A contracorrienteOpinión

Lo que de verdad importa

El país lleva una temporada debatiendo temas a cuál más intrascendente. Empezó por qué hacer con los restos de Franco, enterrado hace 43 años, y siguió con otros de quizá de algo más de enjundia: la copia, falsificación o inexistencia de masters y tesis doctorales, por una parte, y la reforma limitada de la Constitución, por otra, sin explicar en qué consisten los aforamientos de políticos, por qué se producen y qué garantías ofrecen a los ciudadanos.

En ésas estamos, en las meras formas: en antiguallas que llevan existiendo más años que el copón y que, de repente, adquieren una extraña perentoriedad, como si constituyeran lo más importante de nuestra vida cotidiana y condicionasen nuestro futuro.

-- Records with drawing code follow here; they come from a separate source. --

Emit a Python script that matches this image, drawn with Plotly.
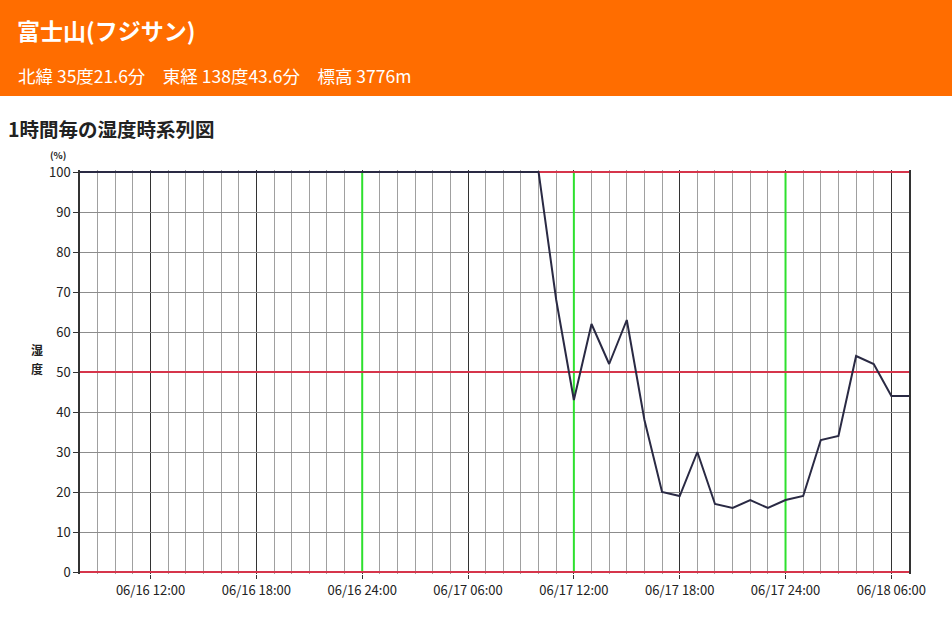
import pandas as pd
import plotly.graph_objects as go

# Hourly humidity at 富士山, 06/16 08:00 - 06/18 07:00
times = pd.date_range("2024-06-16 08:00", "2024-06-18 07:00", freq="h")
humidity = [
    100, 100, 100, 100, 100, 100, 100, 100, 100, 100, 100, 100,
    100, 100, 100, 100, 100, 100, 100, 100, 100, 100, 100, 100,
    100, 100, 100, 68, 43, 62, 52, 63, 38, 20, 19, 30,
    17, 16, 18, 16, 18, 19, 33, 34, 54, 52, 44, 44,
]

x_range = ["2024-06-16 08:00", "2024-06-18 07:00"]
tick_vals = ["2024-06-16 12:00", "2024-06-16 18:00", "2024-06-17 00:00",
             "2024-06-17 06:00", "2024-06-17 12:00", "2024-06-17 18:00",
             "2024-06-18 00:00", "2024-06-18 06:00"]
tick_text = ["06/16 12:00", "06/16 18:00", "06/16 24:00", "06/17 06:00",
             "06/17 12:00", "06/17 18:00", "06/17 24:00", "06/18 06:00"]
green_marks = ["2024-06-17 00:00", "2024-06-17 12:00", "2024-06-18 00:00"]
red_levels = [0, 50, 100]
y_ticks = [0, 10, 20, 30, 40, 50, 60, 70, 80, 90, 100]

FONT = "Noto Sans CJK JP"
ORANGE = "#ff6d00"

fig = go.Figure()

# reference lines sit above the grid but under the humidity line
for t in green_marks:
    fig.add_trace(go.Scatter(x=[t, t], y=[0, 100], mode="lines",
                             line=dict(color="#2ee02e", width=2),
                             hoverinfo="skip", showlegend=False))
for lv in red_levels:
    fig.add_trace(go.Scatter(x=x_range, y=[lv, lv], mode="lines",
                             line=dict(color="#d6354b", width=2),
                             hoverinfo="skip", showlegend=False))

fig.add_trace(go.Scatter(
    x=times, y=humidity, mode="lines",
    line=dict(color="#2a2a44", width=2),
    hoverinfo="x+y", showlegend=False,
))

# orange header band
fig.update_layout(shapes=[dict(type="rect", xref="paper", yref="paper",
                               x0=-0.1, x1=1.06, y0=1.1832, y1=1.45,
                               fillcolor=ORANGE, line=dict(width=0), layer="above")])


def note(text, x, y, size, color="#222", anchor="left"):
    return dict(text=text, xref="paper", yref="paper", x=x, y=y,
                xanchor=anchor, yanchor="middle", showarrow=False, borderpad=0,
                font=dict(family=FONT, size=size, color=color))


fig.update_layout(annotations=[
    note("<b>富士山(フジサン)</b>", -0.077, 1.3465, 23, "white"),
    note("北緯 35度21.6分　東経 138度43.6分　標高 3776m", -0.0765, 1.235, 17.5, "white"),
    note("<b>1時間毎の湿度時系列図</b>", -0.0885, 1.1015, 19.5),
    note("<b>(%)</b>", -0.027, 1.036, 9.5, anchor="center"),
    note("<b>湿</b>", -0.0515, 0.5557, 12, anchor="center"),
    note("<b>度</b>", -0.0515, 0.5087, 12, anchor="center"),
])

fig.update_xaxes(
    type="date", range=x_range,
    tickmode="array", tickvals=tick_vals, ticktext=tick_text,
    showgrid=True, gridcolor="#333333", gridwidth=1,
    ticks="outside", ticklen=4, tickcolor="#333", tickwidth=1,
    tickfont=dict(family=FONT, size=13, color="#222"),
    minor=dict(tickmode="linear", tick0="2024-06-16 08:00", dtick=3600000,
               showgrid=True, gridcolor="#a0a0a0", gridwidth=1, ticks=""),
    showline=False, zeroline=False, fixedrange=True,
)
# half a unit of headroom keeps the 0 and 100 lines fully inside the clip area
fig.update_yaxes(
    range=[-0.5, 100.5], tickmode="array", tickvals=y_ticks,
    showgrid=True, gridcolor="#8c8c8c", gridwidth=1,
    ticks="outside", ticklen=5, tickcolor="#333", tickwidth=1,
    tickfont=dict(family=FONT, size=13, color="#222"),
    showline=True, linecolor="#333", linewidth=1.5, mirror=True,
    zeroline=False, fixedrange=True,
)

fig.update_layout(
    width=952, height=623,
    margin=dict(l=80, r=43, t=170, b=49),
    paper_bgcolor="white", plot_bgcolor="white",
    font=dict(family=FONT),
)

fig.write_html("out.html", config={"displayModeBar": False})
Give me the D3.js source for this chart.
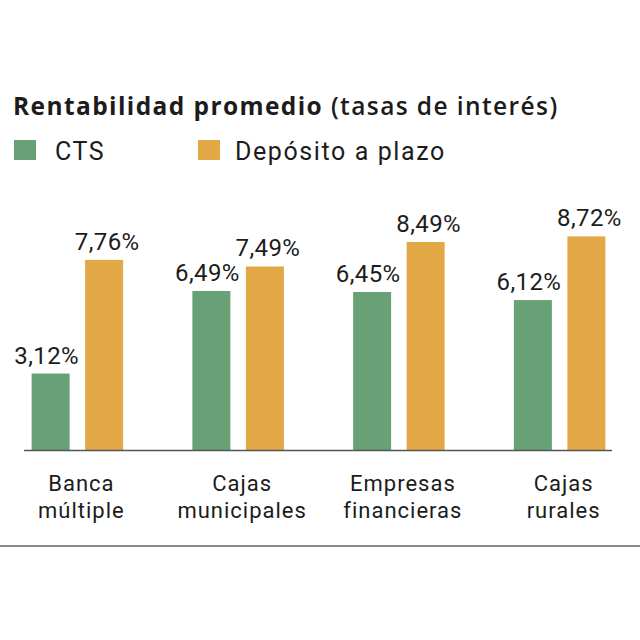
<!DOCTYPE html>
<html>
<head>
<meta charset="utf-8">
<script src="https://cdn.jsdelivr.net/npm/d3@7"></script>
<style>
  html, body { margin: 0; padding: 0; background: #ffffff; }
  svg text { font-family: Roboto, "Noto Sans", sans-serif; fill: #1c1c1c; }
</style>
</head>
<body>
<svg id="chart" width="640" height="640"></svg>
<script>
// ---- data ----
const categories = [["Banca", "múltiple"], ["Cajas", "municipales"], ["Empresas", "financieras"], ["Cajas", "rurales"]];
const seriesNames = ["CTS", "Depósito a plazo"];
const ctsValues = [3.12, 6.49, 6.45, 6.12];
const depositoValues = [7.76, 7.49, 8.49, 8.72];
const titleBold = "Rentabilidad promedio";
const titleRest = " (tasas de interés)";

// ---- layout ----
const W = 640, H = 640;
const baseY = 450;
const colors = { "CTS": "#68a175", "Depósito a plazo": "#e3a846" };
const labelShift = { "CTS": -4, "Depósito a plazo": 3 };
const fmt = v => v.toFixed(2).replace(".", ",") + "%";

const svg = d3.select("#chart");
svg.append("rect").attr("width", W).attr("height", H).attr("fill", "#fff");

const catKeys = categories.map(c => c.join(" "));
const x0 = d3.scaleBand().domain(catKeys).range([-3, 640]).paddingInner(0).paddingOuter(0);
const x1 = d3.scaleBand().domain(seriesNames).range([-45.75, 45.75]).paddingInner(0.29).paddingOuter(0);
const y = d3.scaleLinear().domain([0, 9]).range([baseY, baseY - 9 * 24.5]);

const rows = catKeys.map((k, i) => ({
  key: k,
  lines: categories[i],
  vals: [ { s: "CTS", v: ctsValues[i] }, { s: "Depósito a plazo", v: depositoValues[i] } ]
}));

// title
const title = svg.append("text").attr("x", 13).attr("y", 114.5)
  .style("font-family", "'Open Sans', Roboto, sans-serif").style("font-size", "24.5px")
  .style("letter-spacing", "1.4px");
title.append("tspan").text(titleBold).style("font-weight", "700");
title.append("tspan").text(titleRest).style("font-weight", "600");

// legend
const legendX = [14, 198];
const legendTextX = [55, 235];
seriesNames.forEach((s, i) => {
  svg.append("rect").attr("x", legendX[i]).attr("y", 140).attr("width", 22).attr("height", 20).attr("fill", colors[s]);
  svg.append("text").attr("x", legendTextX[i]).attr("y", 160).style("font-size", "25px").style("letter-spacing", "1.6px").text(s);
});

// bars
const g = svg.selectAll("g.grp").data(rows).join("g").attr("class", "grp")
  .attr("transform", d => `translate(${x0(d.key) + x0.bandwidth() / 2},0)`);

g.selectAll("rect").data(d => d.vals).join("rect")
  .attr("x", d => x1(d.s))
  .attr("width", x1.bandwidth())
  .attr("y", d => y(d.v))
  .attr("height", d => y(0) - y(d.v))
  .attr("fill", d => colors[d.s]);

g.selectAll("text.val").data(d => d.vals).join("text").attr("class", "val")
  .attr("x", d => x1(d.s) + x1.bandwidth() / 2 + labelShift[d.s])
  .attr("y", d => y(d.v) - 10)
  .attr("text-anchor", "middle")
  .style("font-size", "24px")
  .style("letter-spacing", "0.4px")
  .text(d => fmt(d.v));

// category labels
g.append("text").attr("class", "cat").attr("text-anchor", "middle").style("font-size", "22px")
  .style("letter-spacing", "1px")
  .selectAll("tspan").data(d => d.lines).join("tspan")
  .attr("x", 4).attr("y", (d, i) => 491 + i * 27).text(d => d);

// baseline
svg.append("line").attr("x1", 24).attr("x2", 612).attr("y1", baseY + 0.5).attr("y2", baseY + 0.5)
  .attr("stroke", "#555").attr("stroke-width", 1.5);

// bottom rule
svg.append("line").attr("x1", 0).attr("x2", 640).attr("y1", 546).attr("y2", 546)
  .attr("stroke", "#8a8a8a").attr("stroke-width", 2);
</script>
</body>
</html>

Gracias a esos florilegios políticos, a esas salvas doctrinales que ocupan y preocupan a las neuronas del personal, resulta que apenas si prestamos atención a lo que sí está pasando hoy día y que nos puede llevar a una existencia más precaria que la actual: la destrucción económica del país.

Resulta que, con mucho esfuerzo de todo el mundo y especial sacrificio de unos cuantos desfavorecidos, habíamos conseguido enderezar de nuevo un bienestar quebrado en 2008. Y, de repente, volvemos a encontrarnos inesperadamente al borde del abismo: en el último trimestre el paro ha crecido como nunca, por primera vez las tasas turísticas caen de forma sostenida y alarmante, aparecen nuevos y variados impuestos autonómicos y estatales, como el del diésel, la doble tributación no es una fábula y, mientras crece el gasto  improductivo, aumenta el déficit fiscal, la deuda pública y el anuncio de mayores gravámenes confiscatorios.

Nadie parece preocuparse por ello. Tampoco ocurrió en la Venezuela de Chávez, asesorada, curiosamente, por los mismos que empujan aquí a Pedro Sánchez hacia el precipicio. Avisados estamos.